After having seen all the miracles He has performed in front of the Apostles, I am sure Jesus was a little disappointed when he said; “…Bring them hither to me. And he commanded the multitude to sit down on the grass, and took five loves, and the two fishes, and looking up to heaven, he blessed, and brake, and gave loaves to his disciples, and the disciples to the multitude.” (Matthew 14:18-19) Jesus ends up feeding about five thousand men, excluding women and children. So he probably fed more like ten thousand people with only five loaves of bread and two fishes. How amazing is that? Yet the Apostles are still in shock and awe. Jesus sends the multitude away and commands the Apostles to leave on a boat, while Jesus goes up into a mountain to be alone and pray.

“…the ship was now in the midst of the sea, tossed with waves: for the wind was contrary. And in the fourth watch of the night Jesus went unto them, walking on the sea. And when the disciples saw him walking on the sea, they were troubled, saying, It is a spirit, and they cried out for fear. But straightway Jesus spake unto them, saying, Be of good cheer; it is I; be not afraid.” (Matthew 14:24-26)

The Apostles had just witnessed Jesus feed over five thousand men, and probably ten thousand or more people with only five loaves of bread and two fishes, yet they are amazed that Jesus could walk on water. This is what Jesus meant by understanding in your heart. Those who have seen him or heard him might not gain a testimony of Him or His Gospel, only those who see with their heart. Therefore seeing is NOT believing, believing is seeing. Signs can be asked for, and even given… but without an understanding of the heart, one will never know for themselves.

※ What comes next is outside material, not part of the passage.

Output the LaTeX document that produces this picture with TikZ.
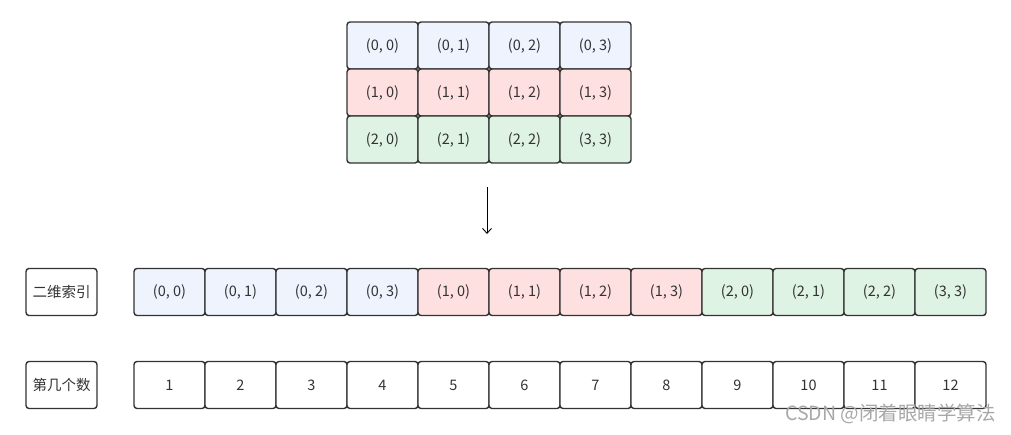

Peter answers Jesus from the ship; “…Lord, if it be thou, bid me come unto thee on the water. And he said, Come. And when Peter was come down out of the ship, he walked on the water, to go to Jesus. But when he saw the wind boisterous, he was afraid; and beginning to sink. He cried, saying, Lord, save me.” (Matthew 14:28-30) Even in his unbelief, the Lord permitted Peter to see for himself, but seeing for himself was not enough, because he had fear in his heart. That fear caused him to lose focus of what was important and because of that he began to sink. But the Lord knows our weaknesses and in this situation understood that even Peter lacked faith; “…immediately Jesus stretched forth his hand, and caught him, O thou of little faith, wherefore didst thou doubt? (Matthew 14:31)

When we are put into situations where storms rise and winds bolster, we need not lose focus on what is right. We need to go let our fear go and walk the stormy waters of life. If we do so, Jesus will walk with us and every once and a while he will pull us up from the dark and dreary waters and ask, Why did you doubt?